This week, the Democratic leadership in the U.S. House of Representatives released their draft continuing resolution to avoid a government shutdown. Included was a one-year extension of the Fixing America’s Surface Transportation Act, or FAST Act, the current surface transportation law enacted in 2015 that is set to expire on Sept. 30. The uncertainties surrounding the COVID-19 pandemic and recession may subside next year—or maybe not—but Congress should take full advantage of its brief reprieve to start developing answers to a growing list of long-term surface transportation infrastructure policy questions.
Introduced on Sept. 21, House Democratic leadership initially planned a quick vote on their continuing resolution but that vote was postponed as congressional Republicans balked at the omission of billions of dollars in requested subsidies they wanted to go to farmers who have been hurt by the White House’s multi-front trade war. But by early evening, a deal was reached after both sides secured additional spending favors they wanted and the bill easily passed the House in a 359-57 vote. Fortunately, the “clean” surface transportation extension component of the House’s continuing resolution largely flew below the radar.
If passed, as expected by the Senate, the one-year extension of the FAST Act will largely continue policy and spending levels from FY2020. But even though additional year-over-year spending growth is essentially zero, the extension includes a $13.6 billion Highway Trust Fund bailout. Although the pandemic and resulting reduction in travel briefly caused fuel tax receipts to dip, Congress has deliberately set spending levels well above projected Highway Trust Fund revenue since 2008. Including the latest extension, Highway Trust Fund general fund bailouts over the last 12 years now total $153.5 billion. Long before the coronavirus pandemic hit, the traditional pay-as-you-go nature of the Highway Trust Fund had been replaced by a bailout-to-bailout new normal.
This increasingly strained relationship between revenue and spending comes at a time when core assumptions underlying federal surface transportation programs must be revisited. The vehicle fleet is increasingly fuel-efficient and transitioning away from fossil fuels, leading to declining tax revenue per vehicle-mile traveled. At the same time, the infrastructure these programs were specifically designed to build in the mid-20th century is nearing the end of its functional life and must be replaced from the ground up. A recent Transportation Research Board study estimated that replacing the Interstate Highway System alone would cost at least $1 trillion over the next 20 years.
Much like the increasingly obsolete surface transportation infrastructure, the federal programs that have supported it over the last half-century need to be rethought and replaced. This will require a heavy lift from Congress, but the good news is Congress can help deliver 21st-century infrastructure while simultaneously ending the bailout culture that has defined federal surface transportation programs in recent years.
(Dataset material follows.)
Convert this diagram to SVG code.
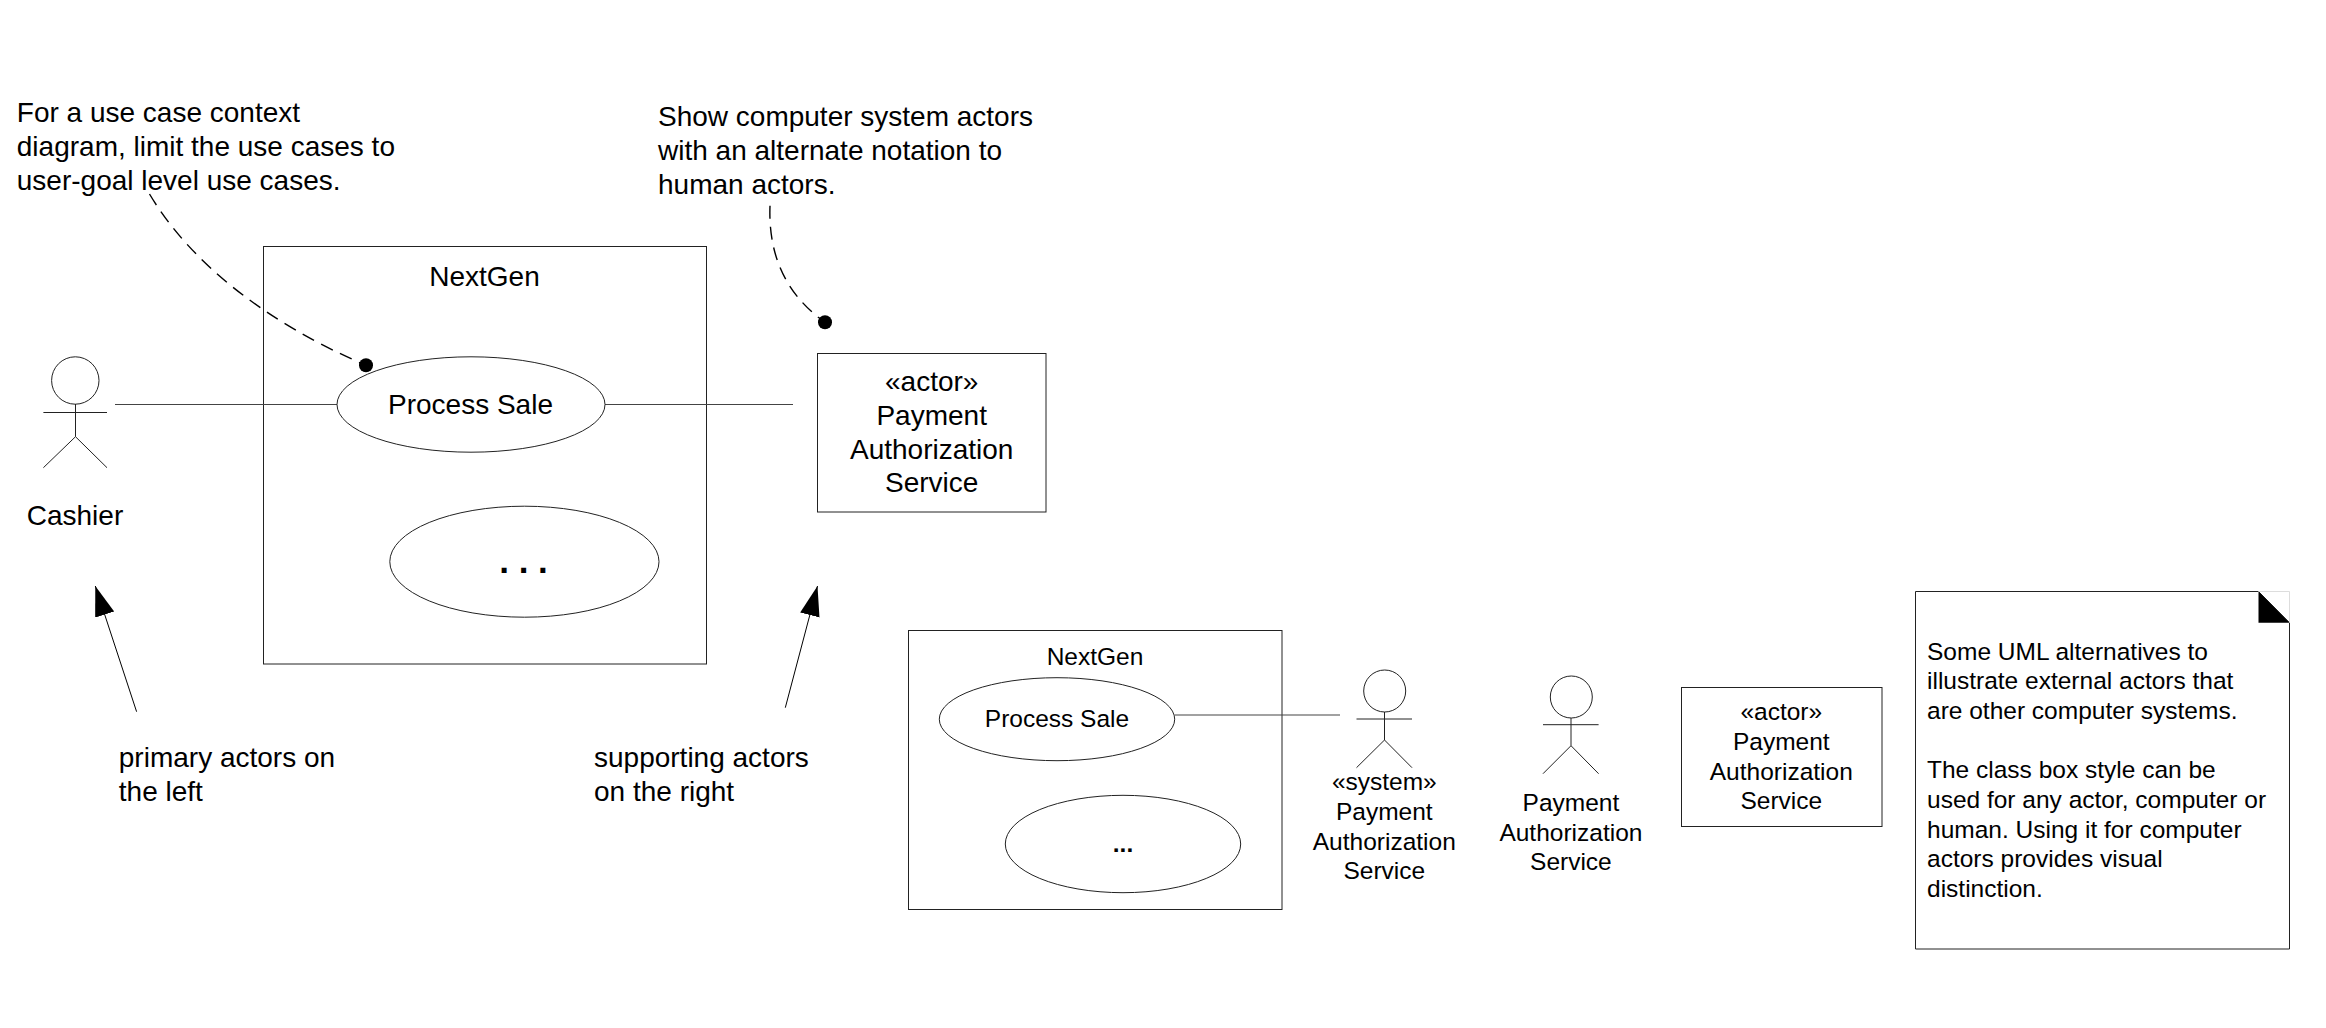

To facilitate this needed modernization, Congress should eliminate existing barriers to state self-help. State and local governments own and manage virtually all surface transportation infrastructure in this country but face limited financing options due to inflexible federal rules. The existing general prohibition on states tolling their own Interstate highway segments, for example, should be repealed. As the viability of per-gallon taxation continues to decline in the coming years, the easiest way to begin transitioning to per-mile charging is by allowing states to toll their heavily trafficked limited-access highways, rather than continuing to fund them via fuel taxes.
Congress should also eliminate the maxed-out $15 billion lifetime volume cap on surface transportation private activity bonds to encourage innovative infrastructure financing practices through long-term, toll-backed concession agreements between states and private firms. These taxpayer- and customer-friendly arrangements have grown quite popular in many of the United States’ peer countries, but are vastly underused in the U.S. largely due to outdated federal law.
To be sure, neither of these low-cost policy changes would necessarily disrupt the status quo. States would ultimately have the final call. But if states were freed from the unnecessary federal restrictions, some would take advantage of these new choices. From there, we would expect to see a lot more experimentation and honing of best practices—and hopefully convince the skeptical or obstinate states that there are superior alternatives to cash funding major highway projects with gas tax revenue.
On that note, Reason Foundation’s Director of Transportation Policy Robert Poole recently authored two studies—Why Florida Should Shift from Gas Taxes to Per-Mile User Fees—and How to Do It and Can Interstate Tolling Be Politically Feasible? A Customer-Friendly Approach—that make strong cases for these needed reforms.
Congress should spend the time it buys with the short-term FAST Act extension to seriously examine these innovative practices and commit to eliminating the federal barriers that stand between states and 21st-century surface transportation infrastructure.